California's historic leadership in higher education is in decline, with the state failing to provide a new generation of low-income, heavily Latino and immigrant students with the college prospects their parents and grandparents enjoyed, according to a study released Thursday.
The state ranks near the top nationally for residents over age 65 who have at least an associate of arts degree, but places only 29th in the nation for those between 25 and 34 who have the same level of education, the study said. Unless the pattern of shrinking opportunities is reversed, the state risks a serious shortage of educated workers to compete in a global economy, the study warned.
"We're facing some really serious challenges and it has to do with not getting our younger generation educated at the same rate as other generations," said Nancy Shulock, coauthor of the report and executive director of the Institute for Higher Education Leadership & Policy at Cal State Sacramento. She spoke during a conference call Thursday about the report. "We don't think the budget crisis can be an excuse not to act."
Titled "The Grades Are In -- 2008," the report said too many of the state's high school students are not prepared for college, too many of its adults lack "basic literacy" and too many colleges fail to make sure their students complete certificate programs or degrees.
Getting a college education in California increasingly is a matter of where one lives. The Inland Empire and Central Valley, the fastest-growing parts of the state, lag behind Orange County, the Sacramento region and the San Francisco Bay Area in college preparation and participation, the report said.
But the statewide picture also is dismal, Shulock added. California ranks 40th in the nation in the percentage of high school graduates who head directly to college, 45th in high school students taking advanced science and math classes and near the bottom in the percentage of students earning college degrees and certificates, she said.
Nearly 80% of California's black and Latino college students enroll, at least initially, at the state's 110 two-year campuses. But with California State University and the University of California capping freshman enrollment and contemplating fee hikes, educators fear that more-prepared students, who in most years would have gone straight to universities, will squeeze out some of the traditional two-year college population, making it more difficult for them to transfer to four-year institutions, Shulock said.
"It becomes competition for scarce seats, and the fear is the less well-prepared will lose out," she said.

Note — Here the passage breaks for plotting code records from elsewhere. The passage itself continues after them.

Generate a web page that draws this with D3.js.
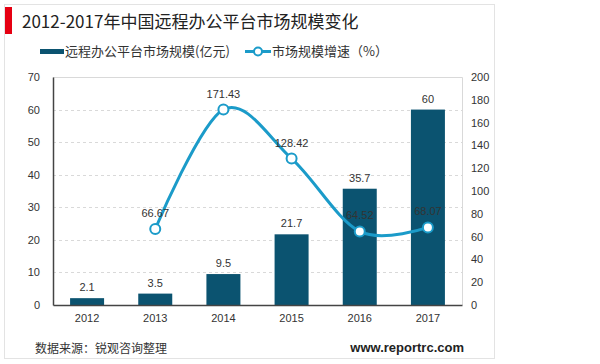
<!DOCTYPE html>
<html>
<head>
<meta charset="utf-8">
<script src="https://cdn.jsdelivr.net/npm/d3@7"></script>
<style>
  body { margin: 0; background: #fff; }
  svg { display: block; font-family: "Liberation Sans", Arial, sans-serif; }
  .cjk { font-family: "Noto Sans CJK SC", sans-serif; }
</style>
</head>
<body>
<svg id="vis" width="600" height="364"></svg>
<script>
// data
var years = ["2012", "2013", "2014", "2015", "2016", "2017"];
var scale = [2.1, 3.5, 9.5, 21.7, 35.7, 60];
var growth = [null, 66.67, 171.43, 128.42, 64.52, 68.07];
var leftTicks = [0, 10, 20, 30, 40, 50, 60, 70];
var rightTicks = [0, 20, 40, 60, 80, 100, 120, 140, 160, 180, 200];

var barColor = "#0b5370", lineColor = "#1b9bc9";

var svg = d3.select("#vis");

// outer frame
svg.append("rect")
    .attr("x", 4.5).attr("y", 4.5)
    .attr("width", 490).attr("height", 354)
    .attr("fill", "none").attr("stroke", "#e3e3e3");

// red marker + title
svg.append("rect").attr("x", 5).attr("y", 7).attr("width", 7).attr("height", 27).attr("fill", "#e60012");
svg.append("text").attr("class", "cjk")
    .attr("x", 22).attr("y", 28)
    .attr("font-size", 17).attr("fill", "#222")
    .text("2012-2017年中国远程办公平台市场规模变化");

var margin = {left: 53, right: 462, top: 77, bottom: 305};

var x = d3.scaleBand().domain(years).range([margin.left, margin.right]);
var y = d3.scaleLinear().domain([0, 70]).range([margin.bottom, margin.top]);
var y2 = d3.scaleLinear().domain([0, 200]).range([margin.bottom, margin.top]);

// grid
svg.append("g").selectAll("line")
    .data(leftTicks.slice(1, -1))
    .enter().append("line")
    .attr("x1", margin.left).attr("x2", margin.right)
    .attr("y1", function(d) { return Math.round(y(d)) + 0.5; })
    .attr("y2", function(d) { return Math.round(y(d)) + 0.5; })
    .attr("stroke", "#d9d9d9").attr("stroke-dasharray", "3,3");

// plot frame top / right
svg.append("path")
    .attr("d", "M" + margin.left + "," + (margin.top + 0.5) + "H" + (margin.right + 0.5) + "V" + margin.bottom)
    .attr("fill", "none").attr("stroke", "#d9d9d9");

// bars
svg.append("g").selectAll("rect")
    .data(scale)
    .enter().append("rect")
    .attr("x", function(d, i) { return x(years[i]) + x.bandwidth() / 2 - 17; })
    .attr("width", 34)
    .attr("y", function(d) { return y(d); })
    .attr("height", function(d) { return y(0) - y(d); })
    .attr("fill", barColor);

// bar labels
svg.append("g").selectAll("text")
    .data(scale)
    .enter().append("text")
    .attr("x", function(d, i) { return x(years[i]) + x.bandwidth() / 2; })
    .attr("y", function(d) { return y(d) - 7; })
    .attr("text-anchor", "middle")
    .attr("font-size", 11).attr("fill", "#333")
    .text(function(d) { return d; });

// left axis
var axL = svg.append("g")
    .attr("transform", "translate(" + margin.left + ",0)")
    .call(d3.axisLeft(y).tickValues(leftTicks).tickSize(0).tickPadding(13));
axL.select(".domain").attr("stroke", "#444").attr("stroke-width", 1.5);
axL.selectAll("text").attr("font-size", 11).attr("fill", "#333").attr("font-family", "Liberation Sans, Arial, sans-serif");

// right axis
var axR = svg.append("g")
    .attr("transform", "translate(" + margin.right + ",0)")
    .call(d3.axisRight(y2).tickValues(rightTicks).tickSize(0).tickPadding(9));
axR.select(".domain").remove();
axR.selectAll("text").attr("font-size", 11).attr("fill", "#333").attr("font-family", "Liberation Sans, Arial, sans-serif");

// bottom axis
var axB = svg.append("g")
    .attr("transform", "translate(0," + margin.bottom + ")")
    .call(d3.axisBottom(x).tickSize(0).tickPadding(9));
axB.select(".domain").attr("stroke", "#444").attr("stroke-width", 1.5);
axB.selectAll("text").attr("font-size", 11).attr("fill", "#333").attr("font-family", "Liberation Sans, Arial, sans-serif");

// growth line
var pts = growth.map(function(d, i) { return {year: years[i], v: d}; })
    .filter(function(d) { return d.v != null; });

var line = d3.line()
    .curve(d3.curveCatmullRom.alpha(0))
    .x(function(d) { return x(d.year) + x.bandwidth() / 2; })
    .y(function(d) { return y2(d.v); });

svg.append("path")
    .datum(pts)
    .attr("d", line)
    .attr("fill", "none").attr("stroke", lineColor).attr("stroke-width", 3);

svg.append("g").selectAll("circle")
    .data(pts)
    .enter().append("circle")
    .attr("cx", function(d) { return x(d.year) + x.bandwidth() / 2; })
    .attr("cy", function(d) { return y2(d.v); })
    .attr("r", 5)
    .attr("fill", "#fff").attr("stroke", lineColor).attr("stroke-width", 2);

svg.append("g").selectAll("text")
    .data(pts)
    .enter().append("text")
    .attr("x", function(d) { return x(d.year) + x.bandwidth() / 2; })
    .attr("y", function(d) { return y2(d.v) - 12; })
    .attr("text-anchor", "middle")
    .attr("font-size", 11).attr("fill", "#333")
    .text(function(d) { return d.v; });

// legend
var lg = svg.append("g");
lg.append("rect").attr("x", 40).attr("y", 49).attr("width", 24).attr("height", 5).attr("fill", barColor);
lg.append("text").attr("class", "cjk").attr("x", 65).attr("y", 56)
    .attr("font-size", 13).attr("fill", "#333").text("远程办公平台市场规模(亿元)");
lg.append("line").attr("x1", 245).attr("x2", 271).attr("y1", 51.5).attr("y2", 51.5)
    .attr("stroke", lineColor).attr("stroke-width", 3);
lg.append("circle").attr("cx", 258).attr("cy", 51.5).attr("r", 4)
    .attr("fill", "#fff").attr("stroke", lineColor).attr("stroke-width", 2);
lg.append("text").attr("class", "cjk").attr("x", 272).attr("y", 56)
    .attr("font-size", 13).attr("fill", "#333").text("市场规模增速（%）");

// footer
svg.append("text").attr("class", "cjk").attr("x", 35).attr("y", 353)
    .attr("font-size", 12).attr("fill", "#333").text("数据来源：锐观咨询整理");
svg.append("text").attr("x", 464).attr("y", 352)
    .attr("text-anchor", "end")
    .attr("font-size", 13).attr("font-weight", "bold").attr("fill", "#222")
    .text("www.reportrc.com");
</script>
</body>
</html>
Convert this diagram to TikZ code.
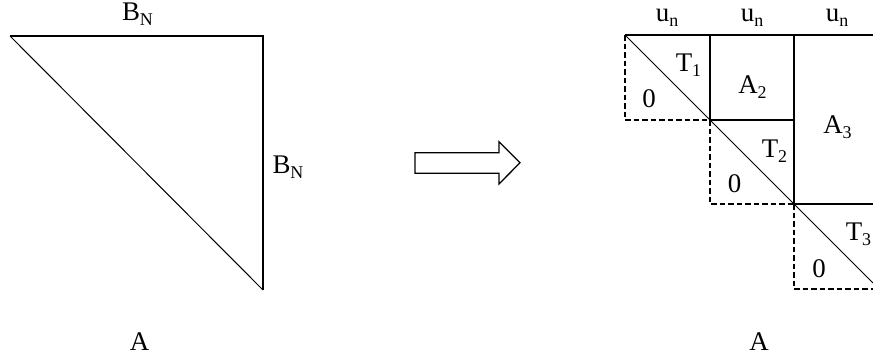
\documentclass[tikz,border=0pt]{standalone}
\usepackage{fontspec}
\setmainfont{Liberation Serif}
\newcommand\lsub[1]{\raisebox{-5.5bp}{\fontsize{18}{18}\selectfont #1}}
\begin{document}
\begin{tikzpicture}[x=1bp,y=-1bp,
  thick line/.style={line width=1.9bp},
  thin line/.style={line width=1bp},
  dash line/.style={line width=1.9bp,dash pattern=on 5.5bp off 3bp},
  lbl/.style={font=\fontsize{27}{27}\selectfont,inner sep=0pt,anchor=base}]
\useasboundingbox (0,0) rectangle (873,360);
% left triangle
\coordinate (LT) at (10,36);
\coordinate (RT) at (263,36);
\coordinate (RB) at (263,290);
\draw[thick line] (LT) -- (RT) -- (RB);
\draw[thin line] (LT) -- (RB);
\node[lbl] (bn1) at (137.5,20) {B\lsub{N}};
\node[lbl] (bn2) at (288,173) {B\lsub{N}};
\node[lbl] (a1) at (139.5,350) {A};
% arrow
\draw[line width=1.3bp] (415,152.7) -- (499,152.7) -- (499,141.7) -- (520,162.7) -- (499,184) -- (499,173.3) -- (415,173.3) -- cycle;
% right diagram
\coordinate (p00) at (625,35);
\coordinate (p10) at (710,35);
\coordinate (p20) at (794,35);
\coordinate (p30) at (873,35);
\coordinate (p01) at (625,120);
\coordinate (p11) at (710,120);
\coordinate (p21) at (794,120);
\coordinate (p12) at (710,204);
\coordinate (p22) at (794,204);
\coordinate (p32) at (873,204);
\coordinate (p23) at (794,289);
\coordinate (p33) at (873,289);
\coordinate (dend) at (873,283);
\draw[thick line] (p00) -- (p30);
\draw[thick line] (p10) -- (p11) -- (p21);
\draw[thick line] (p20) -- (p22) -- (p32);
\draw[dash line] (p00) -- (p01) -- (p11);
\draw[dash line] (p11) -- (p12) -- (p22);
\draw[dash line] (p22) -- (p23) -- (p33);
\draw[thin line] (p00) -- (dend);
\node[lbl] (u1) at (667,21) {u\lsub{n}};
\node[lbl] (u2) at (752,21) {u\lsub{n}};
\node[lbl] (u3) at (837,21) {u\lsub{n}};
\node[lbl] (t1) at (688.5,71) {T\lsub{1}};
\node[lbl] (z1) at (649,107) {0};
\node[lbl] (a2) at (752.5,93) {A\lsub{2}};
\node[lbl] (a3) at (837.5,133) {A\lsub{3}};
\node[lbl] (t2) at (774.5,157) {T\lsub{2}};
\node[lbl] (z2) at (734.5,192) {0};
\node[lbl] (t3) at (858.5,240) {T\lsub{3}};
\node[lbl] (z3) at (819,277) {0};
\node[lbl] (a4) at (759,350) {A};
\end{tikzpicture}
\end{document}
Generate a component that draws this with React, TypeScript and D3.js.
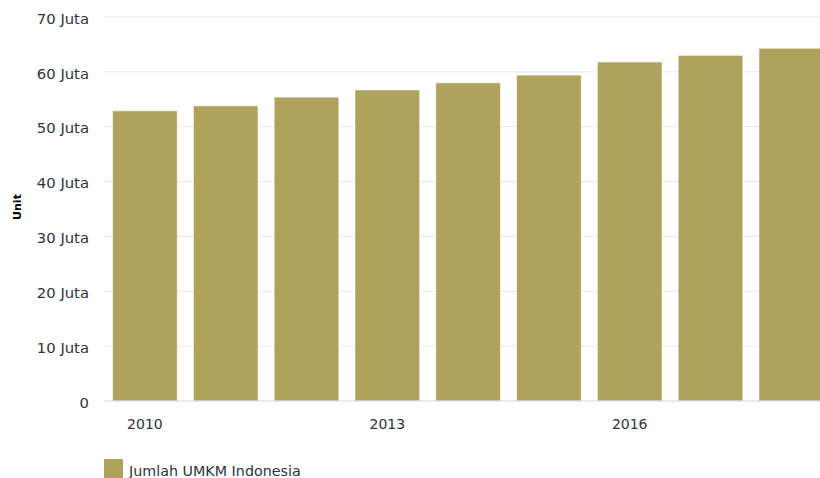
import React from "react";
import * as d3 from "d3";

const years: string[] = ["2010", "2011", "2012", "2013", "2014", "2015", "2016", "2017", "2018"];
const umkm: number[] = [52.9, 53.8, 55.4, 56.7, 58.0, 59.4, 61.8, 63.0, 64.3];
const yTicks: number[] = [0, 10, 20, 30, 40, 50, 60, 70];
const xTickLabels: string[] = ["2010", "2013", "2016"];
const seriesName = "Jumlah UMKM Indonesia";
const yTitle = "Unit";

const W = 820;
const H = 478;
const FONT = "'DejaVu Sans', Verdana, sans-serif";
const BAR = "#afa25d";
const TXT = "#2f3340";

export default function App() {
  const x = d3
    .scaleBand<string>()
    .domain(years)
    .range([104.5, 104.5 + 80.8 * 9])
    .paddingInner(0.2)
    .paddingOuter(0.1);
  const y = d3.scaleLinear().domain([0, 70]).range([401, 17]);
  const fmt = (v: number) => (v === 0 ? "0" : `${v} Juta`);

  return (
    <svg
      width={W}
      height={H}
      style={{ position: "fixed", left: 0, top: 0, background: "#fff" }}
      fontFamily={FONT}
    >
      <rect x={0} y={0} width={W} height={H} fill="#fff" />
      {yTicks
        .filter((t) => t > 0)
        .map((t) => (
          <line key={t} x1={104} x2={W} y1={y(t)} y2={y(t)} stroke="#e6e6e6" strokeWidth={1} />
        ))}
      {yTicks.map((t) => (
        <text
          key={"l" + t}
          x={89}
          y={y(t) + 1.5}
          dy="0.35em"
          textAnchor="end"
          fontSize={14.8}
          fill={TXT}
        >
          {fmt(t)}
        </text>
      ))}
      <text
        transform={`translate(21,207) rotate(-90)`}
        textAnchor="middle"
        fontSize={11}
        fontWeight="bold"
        fill="#000"
      >
        {yTitle}
      </text>
      {years.map((yr, i) => (
        <rect
          key={yr}
          x={x(yr)!}
          y={y(umkm[i])}
          width={x.bandwidth()}
          height={y(0) - y(umkm[i])}
          fill={BAR}
          stroke="rgba(255,255,255,0.55)"
          strokeWidth={1}
        />
      ))}
      <line x1={104} x2={W} y1={401} y2={401} stroke="#ccd6eb" strokeWidth={1} />
      {xTickLabels.map((lbl) => (
        <text
          key={lbl}
          x={x(lbl)! + x.bandwidth() / 2}
          y={429}
          textAnchor="middle"
          fontSize={14}
          fill={TXT}
        >
          {lbl}
        </text>
      ))}
      <rect x={104} y={459} width={19} height={19} fill={BAR} />
      <text x={129} y={476} fontSize={14.3} fill={TXT}>
        {seriesName}
      </text>
    </svg>
  );
}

Shulock said that even in the face of the financial crisis, the state should take action, including shifting funding formulas for colleges from the number of students they enroll to the number who complete programs or degrees. Pat Callan, president of the National Center for Public Policy and Higher Education, which does its own national assessment of college issues, agreed, saying the state system needs an overhaul.
"This state has a master plan which does not work . . . and has not worked for probably 20 years," said Callan, who participated in the conference call. "Every time we take a turn into recession, we hemorrhage students."
"Throughout most of my career, California was the first in everything we could measure in the nation and world," he said. "But we have not responded well to the huge demographic and economic changes that are changing the face of California."